Jesus had promised power to His disciples, power in the form of the indwelling Spirit of God. Once armed with this supernatural power, they were commanded to bear the good news of the Gospel, to witness “both in Jerusalem, and in all Judea, and in Samaria, and unto the uttermost parts of the earth.” God kept His promise, and that band of 120 disciples grew to more than 3,000 souls almost instantly, then swelling by several thousand more within four short chapters. But after two years of preaching and evangelism, the disciples remained in Jerusalem, the good news of the Gospel confined within the walls of that city. With the first phase of the great commission completed, God graciously applied some heat to encourage expansion.
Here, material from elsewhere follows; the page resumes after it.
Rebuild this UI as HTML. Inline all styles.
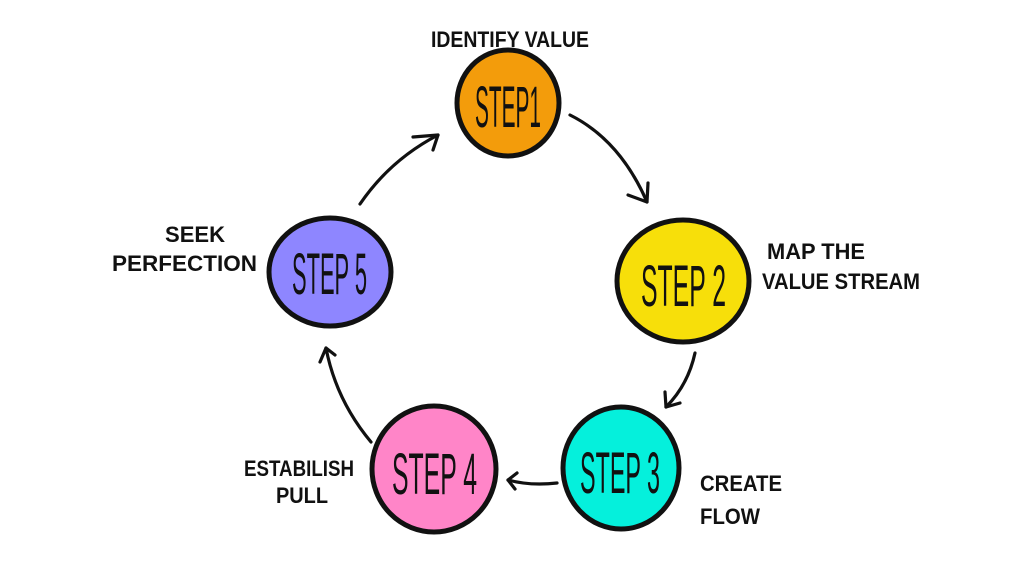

“And the word of God increased…Then there arose certain of the synagogue…” and here it comes: opposition, false witnesses, and slander raining down upon those new believers. Stephen, a man “full of faith,” and a deacon of the early church, was martyred for his fiery defense of the Gospel and his stirring rebuke of a religious hierarchy that was “stiffnecked and uncircumcised in heart and ears.” “And they cast him out of the city and stoned him.” Enter thermal expansion: “And there was a great persecution against the church which was at Jerusalem, and they were all scattered abroad throughout the regions of Judea and Samaria,” and by the closing chapter of Acts, the gospel would have been carried to all the known regions of the world. The application of heat caused that small band of believers to expand to the far reaches of their world.
Postponed obedience is tantamount to disobedience. God applied the heat to fulfill His desire to get the good news of salvation to a needy world. The choice is ours, we can feel the heat of God’s chastening hand, or we can beat the heat by obeying His bidding and carrying His Word into “all the world.”
Mark 16:15 And he said unto them, Go ye into all the world, and preach the gospel to every creature.
Lord, our nation may be feeling the heat for our overt disobedience to Your Word and Your commandments. Help us to obey without the pressure of Your chastening hand.